This post from 3P provides a frustrating example of the need to make sure people know how to use their green buildings:
Last summer I attended a sustainable building event where an interesting case study was presented. In April of 2001, a volunteer organization built a cluster of low-income housing units in a Detroit suburb for families in need. Each unit came equipped with energy saving appliances and the latest in green building technology. Floor to ceiling south facing windows flooded the units with warm, natural light and small ventilation windows allowed the rising heat of summer to escape. Each feature was specifically designed to help reduce monthly energy expenses and encourage more sustainable living practices.
After two years of backbreaking work, the job was completed and the first family moved in. The process, however, was never complete because the homes´ story was never told. When the project manger returned to the site after only one month he was shocked to see most of the innovations he´d worked so hard to integrate were not being utilized.
The windows were framed with black curtains, drawn 24 hours a day preventing any natural light to enter the home. The small, ventilation windows downstairs were stuffed with pillows creating a dark, damp, and claustrophobic environment for the tenants.

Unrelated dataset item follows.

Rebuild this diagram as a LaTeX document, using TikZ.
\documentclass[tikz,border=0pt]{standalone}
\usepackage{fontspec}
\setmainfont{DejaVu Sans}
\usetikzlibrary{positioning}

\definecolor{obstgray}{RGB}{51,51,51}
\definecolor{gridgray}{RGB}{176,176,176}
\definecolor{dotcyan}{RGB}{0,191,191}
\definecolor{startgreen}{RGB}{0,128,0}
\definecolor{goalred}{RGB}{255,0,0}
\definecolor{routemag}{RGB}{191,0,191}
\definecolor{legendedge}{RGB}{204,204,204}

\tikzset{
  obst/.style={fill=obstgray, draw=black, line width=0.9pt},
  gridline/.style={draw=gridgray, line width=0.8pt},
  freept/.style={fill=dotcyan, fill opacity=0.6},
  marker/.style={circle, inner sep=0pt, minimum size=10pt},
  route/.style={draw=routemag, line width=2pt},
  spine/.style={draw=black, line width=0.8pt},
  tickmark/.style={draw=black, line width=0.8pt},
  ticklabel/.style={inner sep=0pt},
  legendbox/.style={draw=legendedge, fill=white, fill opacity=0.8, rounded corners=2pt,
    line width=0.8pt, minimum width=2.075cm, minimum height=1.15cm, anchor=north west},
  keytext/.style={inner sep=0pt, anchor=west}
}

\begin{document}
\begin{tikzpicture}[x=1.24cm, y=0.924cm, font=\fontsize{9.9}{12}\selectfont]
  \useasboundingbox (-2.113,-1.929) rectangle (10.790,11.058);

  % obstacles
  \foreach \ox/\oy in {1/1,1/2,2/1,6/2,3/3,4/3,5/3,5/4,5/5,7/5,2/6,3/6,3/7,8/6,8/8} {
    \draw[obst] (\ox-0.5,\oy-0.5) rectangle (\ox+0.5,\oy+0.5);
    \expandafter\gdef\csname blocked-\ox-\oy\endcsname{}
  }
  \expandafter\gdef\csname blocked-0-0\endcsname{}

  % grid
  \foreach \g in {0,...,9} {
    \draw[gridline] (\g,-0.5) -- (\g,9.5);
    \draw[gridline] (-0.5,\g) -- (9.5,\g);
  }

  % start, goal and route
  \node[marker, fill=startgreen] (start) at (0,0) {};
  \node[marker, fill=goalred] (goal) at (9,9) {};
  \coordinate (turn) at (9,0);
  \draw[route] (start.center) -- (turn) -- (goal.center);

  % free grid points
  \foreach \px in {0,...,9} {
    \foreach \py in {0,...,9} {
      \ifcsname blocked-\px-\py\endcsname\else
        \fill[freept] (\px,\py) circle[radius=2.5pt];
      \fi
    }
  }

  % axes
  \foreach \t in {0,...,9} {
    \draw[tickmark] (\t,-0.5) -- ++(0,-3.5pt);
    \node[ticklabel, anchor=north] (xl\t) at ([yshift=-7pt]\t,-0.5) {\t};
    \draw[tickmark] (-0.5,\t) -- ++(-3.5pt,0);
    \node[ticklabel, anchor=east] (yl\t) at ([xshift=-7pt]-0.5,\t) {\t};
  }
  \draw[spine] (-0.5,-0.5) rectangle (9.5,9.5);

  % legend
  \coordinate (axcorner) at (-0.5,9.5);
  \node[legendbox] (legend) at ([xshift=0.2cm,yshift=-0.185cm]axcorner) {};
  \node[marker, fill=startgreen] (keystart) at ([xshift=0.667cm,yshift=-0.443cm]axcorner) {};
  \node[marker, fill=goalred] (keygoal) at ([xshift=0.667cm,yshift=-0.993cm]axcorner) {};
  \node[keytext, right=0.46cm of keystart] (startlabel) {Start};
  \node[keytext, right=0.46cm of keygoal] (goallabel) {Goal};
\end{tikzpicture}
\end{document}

Within a few months, unfortunately, the family couldn´t afford the cost of living and were subsequently evicted. Shortly thereafter a new family moved in, but like those before them, couldn´t afford the cost of living. Then a new family moved in, and another, and another.
This home had an incredible story that, unfortunately, was never told. If the tenants had known that covering the windows actually increased their heating bill…would they have done it? And if they understood that opening up the small, louvered windows in the summer would have lowered their air conditioning bill…would they have done it?

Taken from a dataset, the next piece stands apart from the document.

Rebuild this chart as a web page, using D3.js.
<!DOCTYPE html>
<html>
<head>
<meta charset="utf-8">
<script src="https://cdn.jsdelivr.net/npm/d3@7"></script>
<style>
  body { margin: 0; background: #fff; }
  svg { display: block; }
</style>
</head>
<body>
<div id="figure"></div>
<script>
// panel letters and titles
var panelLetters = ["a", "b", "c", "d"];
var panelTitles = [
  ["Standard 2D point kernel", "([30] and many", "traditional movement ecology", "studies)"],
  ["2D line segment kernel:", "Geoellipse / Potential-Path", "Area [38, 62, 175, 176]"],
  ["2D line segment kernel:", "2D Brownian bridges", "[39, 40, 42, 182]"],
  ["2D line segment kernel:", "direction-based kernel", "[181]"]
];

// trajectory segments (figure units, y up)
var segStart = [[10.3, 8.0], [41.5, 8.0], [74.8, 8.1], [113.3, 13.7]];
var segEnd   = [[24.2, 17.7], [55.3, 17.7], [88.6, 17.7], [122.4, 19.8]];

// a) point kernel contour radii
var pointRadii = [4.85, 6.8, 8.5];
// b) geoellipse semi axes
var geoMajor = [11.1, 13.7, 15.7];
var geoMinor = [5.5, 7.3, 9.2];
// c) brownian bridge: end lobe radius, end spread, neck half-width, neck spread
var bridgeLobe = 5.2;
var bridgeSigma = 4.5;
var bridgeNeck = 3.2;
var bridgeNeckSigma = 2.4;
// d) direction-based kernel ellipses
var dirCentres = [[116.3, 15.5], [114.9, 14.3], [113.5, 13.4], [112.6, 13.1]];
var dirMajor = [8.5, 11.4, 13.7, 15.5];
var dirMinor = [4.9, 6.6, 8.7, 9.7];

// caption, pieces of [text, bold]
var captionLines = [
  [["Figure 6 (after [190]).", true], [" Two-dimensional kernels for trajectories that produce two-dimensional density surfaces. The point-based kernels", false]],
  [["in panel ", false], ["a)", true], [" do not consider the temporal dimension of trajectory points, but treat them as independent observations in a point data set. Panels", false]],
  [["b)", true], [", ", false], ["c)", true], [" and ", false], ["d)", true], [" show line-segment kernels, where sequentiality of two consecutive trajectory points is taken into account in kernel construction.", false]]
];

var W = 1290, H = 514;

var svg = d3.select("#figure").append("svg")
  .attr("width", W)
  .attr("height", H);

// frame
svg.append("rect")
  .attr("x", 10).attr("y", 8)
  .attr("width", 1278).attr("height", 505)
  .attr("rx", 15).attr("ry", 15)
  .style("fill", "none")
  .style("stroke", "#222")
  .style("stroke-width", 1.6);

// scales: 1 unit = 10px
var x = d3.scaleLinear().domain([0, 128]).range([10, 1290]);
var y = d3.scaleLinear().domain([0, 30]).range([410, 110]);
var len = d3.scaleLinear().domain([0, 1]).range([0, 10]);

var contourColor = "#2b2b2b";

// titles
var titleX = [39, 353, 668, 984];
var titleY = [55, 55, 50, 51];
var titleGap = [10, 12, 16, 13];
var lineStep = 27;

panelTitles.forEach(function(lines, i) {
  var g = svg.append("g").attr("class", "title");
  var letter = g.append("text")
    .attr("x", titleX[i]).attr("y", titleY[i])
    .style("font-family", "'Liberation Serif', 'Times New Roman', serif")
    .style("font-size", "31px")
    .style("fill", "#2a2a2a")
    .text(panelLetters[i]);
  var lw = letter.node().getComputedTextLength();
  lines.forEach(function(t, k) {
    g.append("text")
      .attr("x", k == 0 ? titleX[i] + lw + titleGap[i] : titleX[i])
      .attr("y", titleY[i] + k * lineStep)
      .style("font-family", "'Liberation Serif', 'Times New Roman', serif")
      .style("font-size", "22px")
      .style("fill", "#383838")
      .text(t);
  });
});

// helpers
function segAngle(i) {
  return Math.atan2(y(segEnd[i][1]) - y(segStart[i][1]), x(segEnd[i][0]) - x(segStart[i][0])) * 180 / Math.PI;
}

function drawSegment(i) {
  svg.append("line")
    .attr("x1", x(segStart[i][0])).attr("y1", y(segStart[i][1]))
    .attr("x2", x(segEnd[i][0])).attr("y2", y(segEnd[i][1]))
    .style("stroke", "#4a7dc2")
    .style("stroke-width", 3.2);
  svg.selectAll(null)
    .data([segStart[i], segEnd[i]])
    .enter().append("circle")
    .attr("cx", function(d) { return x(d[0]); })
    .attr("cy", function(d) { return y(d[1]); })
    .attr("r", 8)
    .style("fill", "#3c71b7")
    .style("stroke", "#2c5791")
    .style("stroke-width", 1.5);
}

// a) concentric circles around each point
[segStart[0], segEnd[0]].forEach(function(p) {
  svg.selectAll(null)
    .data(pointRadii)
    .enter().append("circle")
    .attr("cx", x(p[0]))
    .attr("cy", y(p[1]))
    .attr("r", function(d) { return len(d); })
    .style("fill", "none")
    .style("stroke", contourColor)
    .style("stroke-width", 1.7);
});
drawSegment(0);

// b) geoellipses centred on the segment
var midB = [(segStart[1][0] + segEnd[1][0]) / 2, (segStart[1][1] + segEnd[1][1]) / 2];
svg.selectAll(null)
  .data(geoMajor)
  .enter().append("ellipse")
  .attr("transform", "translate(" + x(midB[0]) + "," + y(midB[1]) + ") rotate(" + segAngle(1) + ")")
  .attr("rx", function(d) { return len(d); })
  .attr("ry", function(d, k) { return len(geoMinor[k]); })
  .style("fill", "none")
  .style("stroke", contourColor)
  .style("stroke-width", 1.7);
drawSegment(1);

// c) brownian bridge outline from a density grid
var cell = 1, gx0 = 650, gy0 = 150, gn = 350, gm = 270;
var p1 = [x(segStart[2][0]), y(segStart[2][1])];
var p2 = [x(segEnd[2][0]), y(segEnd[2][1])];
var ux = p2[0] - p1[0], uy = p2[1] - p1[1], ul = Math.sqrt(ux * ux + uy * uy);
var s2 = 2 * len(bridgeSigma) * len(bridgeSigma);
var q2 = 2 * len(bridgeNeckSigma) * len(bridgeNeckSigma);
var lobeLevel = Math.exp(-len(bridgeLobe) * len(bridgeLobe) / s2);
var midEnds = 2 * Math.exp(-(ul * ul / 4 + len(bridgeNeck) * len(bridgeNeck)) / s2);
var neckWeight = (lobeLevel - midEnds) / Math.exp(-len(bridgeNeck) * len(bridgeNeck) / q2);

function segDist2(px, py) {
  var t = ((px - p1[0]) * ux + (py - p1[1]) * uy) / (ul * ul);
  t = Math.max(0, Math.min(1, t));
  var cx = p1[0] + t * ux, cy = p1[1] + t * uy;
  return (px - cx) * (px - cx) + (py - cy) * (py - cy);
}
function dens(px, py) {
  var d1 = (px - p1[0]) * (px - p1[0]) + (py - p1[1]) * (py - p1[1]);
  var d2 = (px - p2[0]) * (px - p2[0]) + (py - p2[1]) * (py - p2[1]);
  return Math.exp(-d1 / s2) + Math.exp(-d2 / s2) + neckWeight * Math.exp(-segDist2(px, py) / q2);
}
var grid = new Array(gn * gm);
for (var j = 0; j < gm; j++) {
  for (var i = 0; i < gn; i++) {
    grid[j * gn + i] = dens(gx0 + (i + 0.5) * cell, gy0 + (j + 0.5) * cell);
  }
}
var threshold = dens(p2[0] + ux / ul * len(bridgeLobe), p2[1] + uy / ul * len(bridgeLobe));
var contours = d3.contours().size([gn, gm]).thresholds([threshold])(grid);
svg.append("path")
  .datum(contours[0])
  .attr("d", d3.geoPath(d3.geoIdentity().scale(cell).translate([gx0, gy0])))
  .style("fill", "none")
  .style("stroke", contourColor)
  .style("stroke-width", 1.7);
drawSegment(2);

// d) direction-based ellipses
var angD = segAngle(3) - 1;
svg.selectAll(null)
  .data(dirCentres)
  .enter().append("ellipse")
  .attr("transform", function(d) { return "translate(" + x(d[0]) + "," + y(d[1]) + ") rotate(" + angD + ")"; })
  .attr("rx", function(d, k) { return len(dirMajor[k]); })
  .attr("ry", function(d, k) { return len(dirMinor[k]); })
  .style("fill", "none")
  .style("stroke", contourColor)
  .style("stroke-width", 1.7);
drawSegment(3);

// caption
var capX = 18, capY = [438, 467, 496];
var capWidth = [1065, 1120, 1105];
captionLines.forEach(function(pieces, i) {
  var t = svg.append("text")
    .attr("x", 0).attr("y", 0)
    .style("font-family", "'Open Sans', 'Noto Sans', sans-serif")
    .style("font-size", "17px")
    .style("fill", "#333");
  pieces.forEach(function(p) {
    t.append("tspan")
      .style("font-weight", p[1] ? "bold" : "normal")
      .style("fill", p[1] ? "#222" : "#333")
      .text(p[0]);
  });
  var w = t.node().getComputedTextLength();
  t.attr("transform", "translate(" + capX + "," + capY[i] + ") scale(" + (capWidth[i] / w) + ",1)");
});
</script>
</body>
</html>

I'd love to see a study that scientifically evaluates a question like this -- carefully controlled and conducted to get at the answer. And I hope it would prove me wrong because I honestly don't think they would have done it. My guess is that these folks had a way they like to live, and the green features were out of step with their habits and comfort zones. It's like people who drive huge gas guzzling Ford Expeditions for safety reasons and because they like being high up so they can see better.
There comes a certain point where if we're serious about efficiency, then for the sake of both the economy and our environment, we just have to mandate certain types of clean, efficient technologies. We need to make it so that there are no longer inefficient, wasteful, and polluting buildings, appliances, energy sources and the like even available. What do you think?